Newton also said, ‘I’m not the man I ought to be, I am not the man I wish to be, and I am not the man I hope to be, but by the grace of God, I am not the man I used to be.’ 

Like you and me, he knew he wasn’t there yet. He fully recognized his own weaknesses and failures. But he was focused on his destination. Let me end with the words of another 18th century hymn writer, William Cowper, another avid anti-slavery campaigner, whose writing was quoted by Martin Luther King. For the last verse of his hymn, ‘Hark, my soul! It is the Lord’, *Cowper wrote, ‘Lord, it is my chief complaint that my love is faint and weak. Yet I love thee and adore. O for grace to love you more’. 

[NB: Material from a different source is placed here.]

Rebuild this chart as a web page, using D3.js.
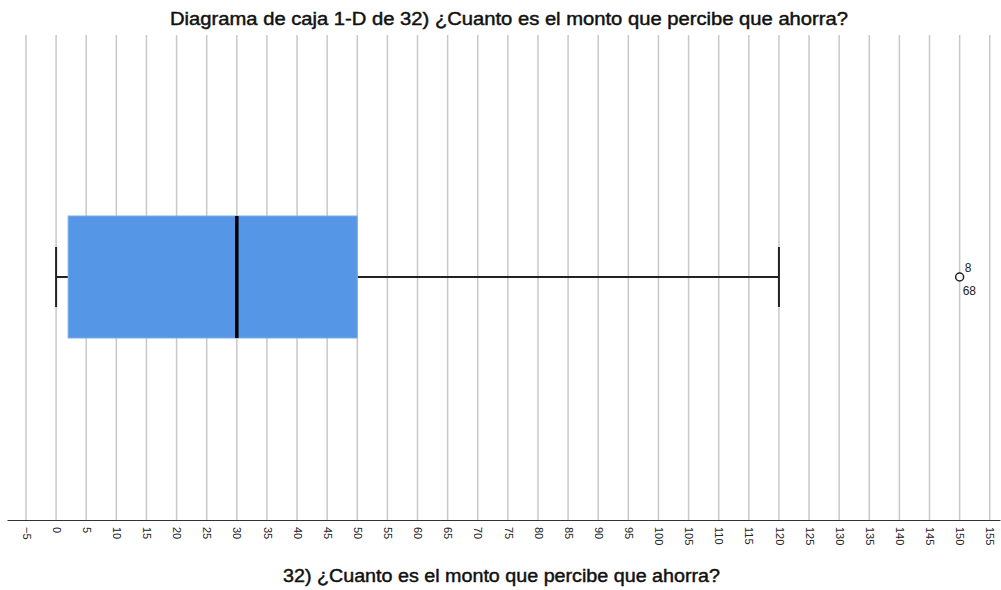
<!DOCTYPE html>
<html>
<head>
<meta charset="utf-8">
<script src="https://cdn.jsdelivr.net/npm/d3@7"></script>
<style>
  body { margin: 0; background: #fff; }
  text { font-family: "Liberation Sans", Arial, sans-serif; }
</style>
</head>
<body>
<div id="chart"></div>
<script>
// chart text
var chartTitle = "Diagrama de caja 1-D de 32) ¿Cuanto es el monto que percibe que ahorra?";
var axisTitle = "32) ¿Cuanto es el monto que percibe que ahorra?";

// box statistics
var statNames = ["min", "q1", "median", "q3", "max"];
var statValues = [0, 2, 30, 50, 120];

// outliers
var outlierValues = [150];
var outlierLabels = [["8", "68"]];

// ticks
var tickValues = d3.range(-5, 160, 5);

var width = 1001, height = 590;
var margin = {top: 35, right: 1, bottom: 70, left: 7};

var svg = d3.select("#chart").append("svg")
  .attr("width", width)
  .attr("height", height);

var x = d3.scaleLinear()
  .domain([-8.15, 156.7])
  .range([margin.left, width - margin.right]);

var axisY = height - margin.bottom;

var stats = {};
statNames.forEach(function(n, i) { stats[n] = statValues[i]; });

// gridlines
svg.append("g")
  .selectAll("line")
  .data(tickValues)
  .join("line")
  .attr("x1", function(d) { return x(d); })
  .attr("x2", function(d) { return x(d); })
  .attr("y1", margin.top)
  .attr("y2", axisY)
  .attr("stroke", "#c8c8c8")
  .attr("stroke-width", 1.5);

// axis
var xAxis = d3.axisBottom(x)
  .tickValues(tickValues)
  .tickSize(0)
  .tickPadding(0);

var gx = svg.append("g")
  .attr("transform", "translate(0," + axisY + ")")
  .call(xAxis);
gx.select(".domain").attr("stroke", "#333").attr("stroke-width", 1.2);
gx.selectAll("text")
  .attr("transform", "rotate(90)")
  .attr("x", 7)
  .attr("y", 0)
  .attr("dy", "0.35em")
  .style("text-anchor", "start")
  .style("font-size", "11px")
  .style("font-family", "Liberation Sans, Arial, sans-serif")
  .attr("fill", "#222");

// box
var cy = 277, boxH = 122, capH = 60;

svg.append("line")
  .attr("x1", x(stats.min)).attr("x2", x(stats.q1))
  .attr("y1", cy).attr("y2", cy)
  .attr("stroke", "#222").attr("stroke-width", 2);
svg.append("line")
  .attr("x1", x(stats.q3)).attr("x2", x(stats.max))
  .attr("y1", cy).attr("y2", cy)
  .attr("stroke", "#222").attr("stroke-width", 2);

svg.selectAll(".cap")
  .data([stats.min, stats.max])
  .join("line")
  .attr("class", "cap")
  .attr("x1", function(d) { return x(d); })
  .attr("x2", function(d) { return x(d); })
  .attr("y1", cy - capH / 2)
  .attr("y2", cy + capH / 2)
  .attr("stroke", "#222").attr("stroke-width", 2);

svg.append("rect")
  .attr("x", x(stats.q1))
  .attr("y", cy - boxH / 2)
  .attr("width", x(stats.q3) - x(stats.q1))
  .attr("height", boxH)
  .attr("fill", "#5596e6")
  .attr("stroke", "#7aaeea")
  .attr("stroke-width", 1);

svg.append("line")
  .attr("x1", x(stats.median)).attr("x2", x(stats.median))
  .attr("y1", cy - boxH / 2).attr("y2", cy + boxH / 2)
  .attr("stroke", "#000").attr("stroke-width", 3.5);

// outliers
var og = svg.selectAll(".outlier")
  .data(outlierValues)
  .join("g")
  .attr("class", "outlier");
og.append("circle")
  .attr("cx", function(d) { return x(d); })
  .attr("cy", cy)
  .attr("r", 4)
  .attr("fill", "#fff")
  .attr("stroke", "#222")
  .attr("stroke-width", 1.5);
og.append("text")
  .attr("x", function(d) { return x(d) + 5; })
  .attr("y", cy - 5)
  .style("font-size", "12px")
  .attr("fill", "#222")
  .text(function(d, i) { return outlierLabels[i][0]; });
og.append("text")
  .attr("x", function(d) { return x(d) + 3; })
  .attr("y", cy + 18)
  .style("font-size", "12px")
  .attr("fill", "#222")
  .text(function(d, i) { return outlierLabels[i][1]; });

// titles
svg.append("text")
  .attr("x", 170)
  .attr("y", 25)
  .attr("textLength", 678)
  .attr("lengthAdjust", "spacingAndGlyphs")
  .style("font-size", "17.5px")
  .attr("fill", "#111")
  .attr("stroke", "#111")
  .attr("stroke-width", 0.45)
  .text(chartTitle);

svg.append("text")
  .attr("x", 283)
  .attr("y", 582)
  .attr("textLength", 437)
  .attr("lengthAdjust", "spacingAndGlyphs")
  .style("font-size", "18px")
  .attr("fill", "#111")
  .attr("stroke", "#111")
  .attr("stroke-width", 0.45)
  .text(axisTitle);
</script>
</body>
</html>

We’ll never fully arrive in this life but let’s make it our destination – as Paul urged the Thessalonian church – to be increasingly pure and blameless – and so to live lives with the chief purpose of pleasing God.

Reading – Jeremiah 18:1-6

 Song lyrics

Beautiful Lord, wonderful Saviour

I know for sure, all of my days are held in your hands, crafted into your perfect plans

You gently draw me into your presence, guiding me by your Holy Spirit 

Teach me, O lord, to live all my life through your eyes

I’m captured by your holy calling

Set me apart, I know you’re drawing me to yourself

Lead me Lord, I pray

Take me, mould me, use me, fill me

I give my life into the potter’s hand

Call me, guide me, lead me, walk beside me

I give my life to the potter’s hand 

Prayer

Hymn – Breathe on me, breath of God

Prayers of Intercession – Nwabs

Mission Prayer – Street Pastors – Derek

News and Information – Clement

Closing Prayer

Now may the God of peace make you holy in every way, and may your whole spirit and soul and body be kept blameless until our Lord Jesus Christ comes again. God will make this happen, for he who calls you is faithful (1 Thessalonians 5:23-24).